Fresh off of coding a fully-connected neural net, it's time to turn the chapter to two more specialized neural nets (on our road to the transformer.)

RNNs

This gentle introductory lecture, from a MIT class offered to the public, can give you the birds' eye view of how neural networks process sequences using RNNs, and how the ideas present in the RNN led to the innovations of transformers. Pay special attention to the "many-to-many" architectures.

Don't worry that this is from a course on convolutional nets. The RNN lecture stands alone. Also, I personally didn't spend too many brain-calories trying to understand the intricacies of how LSTMs work. A hand-wavey summary ("it passes hidden state values around like a weird little computer") is OK if, like me, your main priority is learning the transformers architectures built to address common RNN limitations. PS- This lecturer, Justin Johnson, is particularly excellent and you should always try watching his videos.

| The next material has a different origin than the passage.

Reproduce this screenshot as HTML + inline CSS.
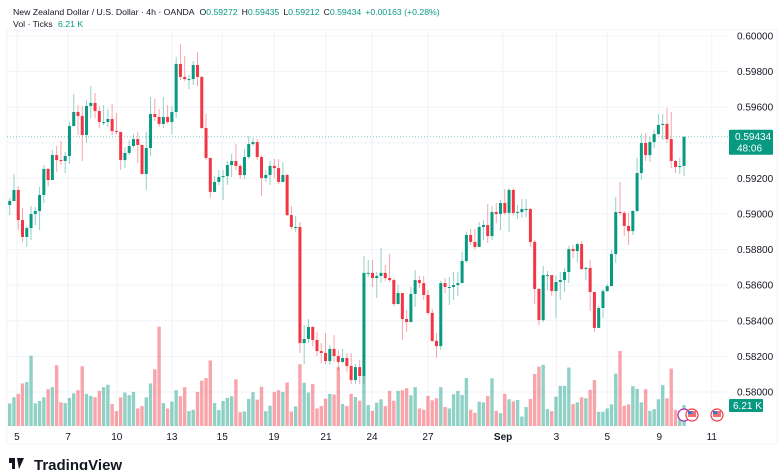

I've found Serrano to excel at ultra-simple explanations of ML topics. His examples are usually derived from super clear ways of understanding the underlying architectures. In this video, you see an undeniably direct example of an RNN's underlying math, and how its hidden state manipulates its output, and you probably would have a hard time finding it presented in this way anywhere else.

CNNs

A fellow teacher in the Stanford course above, Serena Yeung walks us through convolutional nets and really does a great job. I also found her walkthrough of ResNets to be illuminating. The concepts of residuals will reappear in transformers.

Lecture 5 and then Lecture 9, on architectures.